Brief:
Search the listing for the string "with" and copy every line that contains it.
----- Collected data -----
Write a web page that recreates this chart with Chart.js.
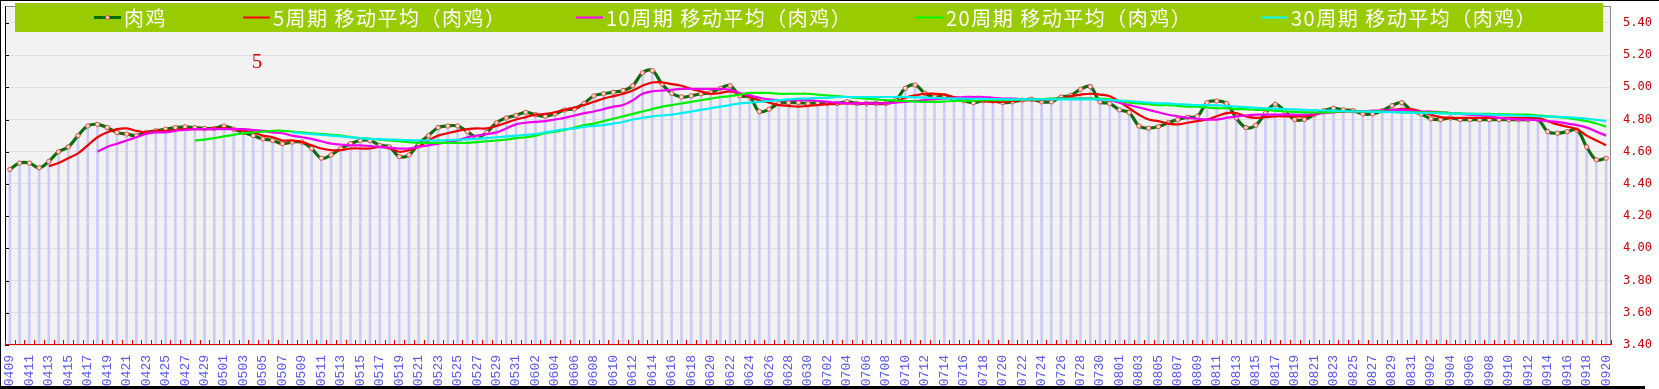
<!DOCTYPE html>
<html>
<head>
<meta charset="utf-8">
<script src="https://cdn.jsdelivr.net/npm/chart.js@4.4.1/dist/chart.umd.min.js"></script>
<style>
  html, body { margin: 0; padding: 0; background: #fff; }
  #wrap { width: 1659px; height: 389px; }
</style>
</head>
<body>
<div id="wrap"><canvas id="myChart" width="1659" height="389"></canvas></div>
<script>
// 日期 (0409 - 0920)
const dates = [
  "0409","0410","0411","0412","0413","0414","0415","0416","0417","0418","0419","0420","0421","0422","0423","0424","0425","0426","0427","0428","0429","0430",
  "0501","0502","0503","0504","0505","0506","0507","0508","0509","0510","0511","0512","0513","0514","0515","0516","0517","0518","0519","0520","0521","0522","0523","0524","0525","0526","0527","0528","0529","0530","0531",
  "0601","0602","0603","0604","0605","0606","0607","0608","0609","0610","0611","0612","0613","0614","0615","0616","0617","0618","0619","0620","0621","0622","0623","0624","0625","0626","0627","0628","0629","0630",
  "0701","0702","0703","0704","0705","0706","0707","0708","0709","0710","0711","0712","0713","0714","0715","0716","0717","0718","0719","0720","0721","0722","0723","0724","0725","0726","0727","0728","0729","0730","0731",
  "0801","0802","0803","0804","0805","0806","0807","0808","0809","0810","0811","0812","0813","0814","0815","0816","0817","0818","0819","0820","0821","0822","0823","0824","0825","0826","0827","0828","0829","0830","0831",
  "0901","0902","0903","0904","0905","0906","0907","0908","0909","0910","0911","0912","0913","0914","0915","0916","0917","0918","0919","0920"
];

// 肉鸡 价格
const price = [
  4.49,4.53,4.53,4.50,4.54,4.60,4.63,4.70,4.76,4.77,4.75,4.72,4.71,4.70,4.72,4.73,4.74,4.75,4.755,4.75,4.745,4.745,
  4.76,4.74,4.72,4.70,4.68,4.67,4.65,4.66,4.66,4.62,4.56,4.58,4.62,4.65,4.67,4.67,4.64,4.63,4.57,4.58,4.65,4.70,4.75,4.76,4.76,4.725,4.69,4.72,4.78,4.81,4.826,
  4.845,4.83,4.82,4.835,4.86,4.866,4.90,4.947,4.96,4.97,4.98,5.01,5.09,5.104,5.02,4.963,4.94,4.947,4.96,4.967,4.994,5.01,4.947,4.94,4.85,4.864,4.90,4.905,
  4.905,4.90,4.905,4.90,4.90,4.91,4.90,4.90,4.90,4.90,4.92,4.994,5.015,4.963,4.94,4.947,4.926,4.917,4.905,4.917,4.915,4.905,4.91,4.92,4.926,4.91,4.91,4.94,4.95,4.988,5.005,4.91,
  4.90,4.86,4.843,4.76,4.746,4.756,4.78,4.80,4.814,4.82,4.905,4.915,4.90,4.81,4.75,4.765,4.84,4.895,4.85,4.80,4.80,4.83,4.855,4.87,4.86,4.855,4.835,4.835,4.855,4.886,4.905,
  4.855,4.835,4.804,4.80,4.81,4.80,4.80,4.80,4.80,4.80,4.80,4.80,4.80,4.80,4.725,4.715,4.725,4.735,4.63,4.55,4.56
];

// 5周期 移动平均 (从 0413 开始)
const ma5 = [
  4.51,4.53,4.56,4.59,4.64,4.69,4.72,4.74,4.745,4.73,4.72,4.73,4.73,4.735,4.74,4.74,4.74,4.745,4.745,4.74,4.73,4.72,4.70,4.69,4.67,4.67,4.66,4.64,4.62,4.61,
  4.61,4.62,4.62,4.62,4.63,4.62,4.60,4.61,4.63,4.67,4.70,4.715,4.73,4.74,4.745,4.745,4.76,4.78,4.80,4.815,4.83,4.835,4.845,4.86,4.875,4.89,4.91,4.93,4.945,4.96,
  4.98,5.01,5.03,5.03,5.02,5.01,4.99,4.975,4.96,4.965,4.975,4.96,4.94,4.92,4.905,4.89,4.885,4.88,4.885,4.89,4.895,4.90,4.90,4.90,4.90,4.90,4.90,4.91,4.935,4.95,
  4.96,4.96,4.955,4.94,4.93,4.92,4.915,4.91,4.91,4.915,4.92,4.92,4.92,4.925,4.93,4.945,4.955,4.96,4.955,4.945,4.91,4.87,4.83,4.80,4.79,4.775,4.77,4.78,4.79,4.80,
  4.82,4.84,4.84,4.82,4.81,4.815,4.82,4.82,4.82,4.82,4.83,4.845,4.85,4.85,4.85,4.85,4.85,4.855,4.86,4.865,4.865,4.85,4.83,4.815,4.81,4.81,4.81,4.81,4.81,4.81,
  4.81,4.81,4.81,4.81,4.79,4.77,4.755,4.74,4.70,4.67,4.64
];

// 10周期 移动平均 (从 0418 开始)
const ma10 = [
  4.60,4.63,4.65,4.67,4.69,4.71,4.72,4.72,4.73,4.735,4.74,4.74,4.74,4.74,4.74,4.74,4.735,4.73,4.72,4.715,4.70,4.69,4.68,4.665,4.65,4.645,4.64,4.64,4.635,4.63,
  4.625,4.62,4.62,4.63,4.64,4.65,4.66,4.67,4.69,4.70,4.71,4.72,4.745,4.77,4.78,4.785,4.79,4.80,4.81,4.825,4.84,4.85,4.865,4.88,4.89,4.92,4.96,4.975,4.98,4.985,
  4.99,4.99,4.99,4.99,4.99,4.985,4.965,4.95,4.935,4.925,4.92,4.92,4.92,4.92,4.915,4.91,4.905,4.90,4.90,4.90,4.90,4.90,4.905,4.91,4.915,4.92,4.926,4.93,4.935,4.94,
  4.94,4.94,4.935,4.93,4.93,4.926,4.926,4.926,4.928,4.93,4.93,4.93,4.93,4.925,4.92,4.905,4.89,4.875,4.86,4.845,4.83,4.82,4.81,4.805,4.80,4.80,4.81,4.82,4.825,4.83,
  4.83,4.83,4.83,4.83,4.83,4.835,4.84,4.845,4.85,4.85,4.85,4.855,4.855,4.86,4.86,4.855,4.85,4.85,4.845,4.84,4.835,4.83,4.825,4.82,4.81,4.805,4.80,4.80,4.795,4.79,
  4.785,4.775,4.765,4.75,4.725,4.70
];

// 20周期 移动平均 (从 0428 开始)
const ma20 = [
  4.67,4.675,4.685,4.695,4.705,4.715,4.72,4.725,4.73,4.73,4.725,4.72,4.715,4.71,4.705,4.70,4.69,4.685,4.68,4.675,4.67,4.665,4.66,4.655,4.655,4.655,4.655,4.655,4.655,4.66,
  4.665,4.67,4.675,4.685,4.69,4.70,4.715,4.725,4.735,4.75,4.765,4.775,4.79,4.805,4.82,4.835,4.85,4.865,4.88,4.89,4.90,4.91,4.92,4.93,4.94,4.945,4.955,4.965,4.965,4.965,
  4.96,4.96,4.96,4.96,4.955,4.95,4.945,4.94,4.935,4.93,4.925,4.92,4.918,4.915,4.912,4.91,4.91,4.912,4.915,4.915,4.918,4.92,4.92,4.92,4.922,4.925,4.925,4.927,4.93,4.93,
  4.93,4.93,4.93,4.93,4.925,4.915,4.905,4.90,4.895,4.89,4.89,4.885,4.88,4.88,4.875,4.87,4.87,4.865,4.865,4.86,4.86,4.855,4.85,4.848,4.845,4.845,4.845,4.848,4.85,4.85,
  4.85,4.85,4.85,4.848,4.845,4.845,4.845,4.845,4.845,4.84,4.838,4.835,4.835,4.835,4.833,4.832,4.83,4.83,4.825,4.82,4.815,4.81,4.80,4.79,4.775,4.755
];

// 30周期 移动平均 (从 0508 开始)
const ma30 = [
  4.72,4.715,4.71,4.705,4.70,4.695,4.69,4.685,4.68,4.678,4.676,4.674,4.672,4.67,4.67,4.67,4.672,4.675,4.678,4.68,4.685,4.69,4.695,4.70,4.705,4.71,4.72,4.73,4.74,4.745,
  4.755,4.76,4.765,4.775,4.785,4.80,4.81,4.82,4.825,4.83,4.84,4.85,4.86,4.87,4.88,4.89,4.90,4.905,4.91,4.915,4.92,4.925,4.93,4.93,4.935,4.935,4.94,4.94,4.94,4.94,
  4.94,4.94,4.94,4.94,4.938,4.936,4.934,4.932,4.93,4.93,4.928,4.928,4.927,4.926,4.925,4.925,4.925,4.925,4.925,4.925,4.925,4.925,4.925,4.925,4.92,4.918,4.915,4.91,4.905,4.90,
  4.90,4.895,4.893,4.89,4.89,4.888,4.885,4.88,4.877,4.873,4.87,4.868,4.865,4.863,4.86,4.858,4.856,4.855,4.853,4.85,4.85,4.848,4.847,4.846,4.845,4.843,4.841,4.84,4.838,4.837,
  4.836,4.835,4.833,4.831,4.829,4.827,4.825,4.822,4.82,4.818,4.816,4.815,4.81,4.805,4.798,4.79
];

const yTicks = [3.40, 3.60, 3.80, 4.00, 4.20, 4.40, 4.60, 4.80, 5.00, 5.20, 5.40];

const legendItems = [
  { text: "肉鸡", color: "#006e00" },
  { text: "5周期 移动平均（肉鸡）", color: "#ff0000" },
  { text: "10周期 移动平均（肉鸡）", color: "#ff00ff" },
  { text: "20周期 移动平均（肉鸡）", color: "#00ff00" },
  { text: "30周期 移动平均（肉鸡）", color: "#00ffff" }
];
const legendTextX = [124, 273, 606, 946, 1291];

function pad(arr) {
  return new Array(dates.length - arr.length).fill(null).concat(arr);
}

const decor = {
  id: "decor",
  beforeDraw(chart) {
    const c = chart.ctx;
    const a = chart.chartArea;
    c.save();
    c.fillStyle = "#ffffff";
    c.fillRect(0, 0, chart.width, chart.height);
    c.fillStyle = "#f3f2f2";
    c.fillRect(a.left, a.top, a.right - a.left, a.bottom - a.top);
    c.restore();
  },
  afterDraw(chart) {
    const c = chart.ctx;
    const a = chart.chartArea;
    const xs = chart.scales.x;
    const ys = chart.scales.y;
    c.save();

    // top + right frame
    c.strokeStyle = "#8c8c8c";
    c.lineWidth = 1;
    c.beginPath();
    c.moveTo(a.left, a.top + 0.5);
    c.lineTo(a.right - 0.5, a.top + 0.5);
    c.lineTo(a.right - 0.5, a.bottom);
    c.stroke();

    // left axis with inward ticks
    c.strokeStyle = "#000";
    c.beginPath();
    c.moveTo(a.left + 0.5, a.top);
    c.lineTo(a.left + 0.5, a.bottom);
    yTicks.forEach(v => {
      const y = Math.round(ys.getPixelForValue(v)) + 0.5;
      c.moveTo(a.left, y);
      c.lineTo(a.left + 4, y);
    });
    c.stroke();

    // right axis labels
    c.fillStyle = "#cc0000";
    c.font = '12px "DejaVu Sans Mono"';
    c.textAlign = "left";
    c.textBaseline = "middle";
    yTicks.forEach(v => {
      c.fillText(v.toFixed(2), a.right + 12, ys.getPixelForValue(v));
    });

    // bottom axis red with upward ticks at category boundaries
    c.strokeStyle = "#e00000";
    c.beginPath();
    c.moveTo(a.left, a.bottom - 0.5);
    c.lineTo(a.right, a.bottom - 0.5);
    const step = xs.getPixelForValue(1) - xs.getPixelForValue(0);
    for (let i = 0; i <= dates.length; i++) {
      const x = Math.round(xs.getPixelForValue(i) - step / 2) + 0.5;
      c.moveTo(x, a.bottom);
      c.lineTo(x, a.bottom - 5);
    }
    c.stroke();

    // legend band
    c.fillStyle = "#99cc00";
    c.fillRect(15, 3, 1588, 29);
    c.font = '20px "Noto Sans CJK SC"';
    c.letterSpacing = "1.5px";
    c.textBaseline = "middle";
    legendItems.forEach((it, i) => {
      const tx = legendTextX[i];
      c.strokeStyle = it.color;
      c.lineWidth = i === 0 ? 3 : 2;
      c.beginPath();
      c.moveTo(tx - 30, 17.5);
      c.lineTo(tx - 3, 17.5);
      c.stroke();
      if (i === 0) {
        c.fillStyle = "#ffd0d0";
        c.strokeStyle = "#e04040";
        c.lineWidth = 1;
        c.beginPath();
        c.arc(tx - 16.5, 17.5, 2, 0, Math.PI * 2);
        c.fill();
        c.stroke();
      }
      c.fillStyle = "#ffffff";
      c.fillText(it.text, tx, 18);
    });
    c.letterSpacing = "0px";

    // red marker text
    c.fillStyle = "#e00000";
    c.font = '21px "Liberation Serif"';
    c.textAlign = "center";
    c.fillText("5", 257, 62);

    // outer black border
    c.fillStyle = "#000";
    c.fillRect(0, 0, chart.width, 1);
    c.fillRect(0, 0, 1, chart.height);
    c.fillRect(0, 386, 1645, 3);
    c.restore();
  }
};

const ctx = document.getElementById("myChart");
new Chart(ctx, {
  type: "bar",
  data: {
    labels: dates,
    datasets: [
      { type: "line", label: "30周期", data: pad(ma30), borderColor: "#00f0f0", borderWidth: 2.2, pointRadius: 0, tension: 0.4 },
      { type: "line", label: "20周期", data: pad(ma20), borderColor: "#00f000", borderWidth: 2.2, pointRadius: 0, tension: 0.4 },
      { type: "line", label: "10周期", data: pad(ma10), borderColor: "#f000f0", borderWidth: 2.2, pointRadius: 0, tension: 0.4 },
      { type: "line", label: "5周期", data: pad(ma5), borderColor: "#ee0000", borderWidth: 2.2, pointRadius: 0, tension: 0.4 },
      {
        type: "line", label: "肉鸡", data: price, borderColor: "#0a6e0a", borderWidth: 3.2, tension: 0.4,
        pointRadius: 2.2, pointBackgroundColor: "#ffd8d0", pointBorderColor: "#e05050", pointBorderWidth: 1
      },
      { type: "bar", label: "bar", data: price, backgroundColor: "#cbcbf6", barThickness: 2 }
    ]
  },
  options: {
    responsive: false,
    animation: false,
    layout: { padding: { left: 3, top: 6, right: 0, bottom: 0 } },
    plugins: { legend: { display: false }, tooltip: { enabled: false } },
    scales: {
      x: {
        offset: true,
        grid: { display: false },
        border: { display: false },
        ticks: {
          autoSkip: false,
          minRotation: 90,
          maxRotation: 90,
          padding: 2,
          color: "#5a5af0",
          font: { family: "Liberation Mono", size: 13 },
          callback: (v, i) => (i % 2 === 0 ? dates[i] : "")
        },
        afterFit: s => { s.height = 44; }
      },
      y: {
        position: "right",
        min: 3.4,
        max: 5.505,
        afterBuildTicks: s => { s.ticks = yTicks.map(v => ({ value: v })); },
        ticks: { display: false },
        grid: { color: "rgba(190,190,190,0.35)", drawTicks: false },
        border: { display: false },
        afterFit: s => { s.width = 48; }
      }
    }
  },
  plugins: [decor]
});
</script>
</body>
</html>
-----
Answer for this exercise:
Write a web page that recreates this chart with Chart.js.
    // left axis with inward ticks
    // bottom axis red with upward ticks at category boundaries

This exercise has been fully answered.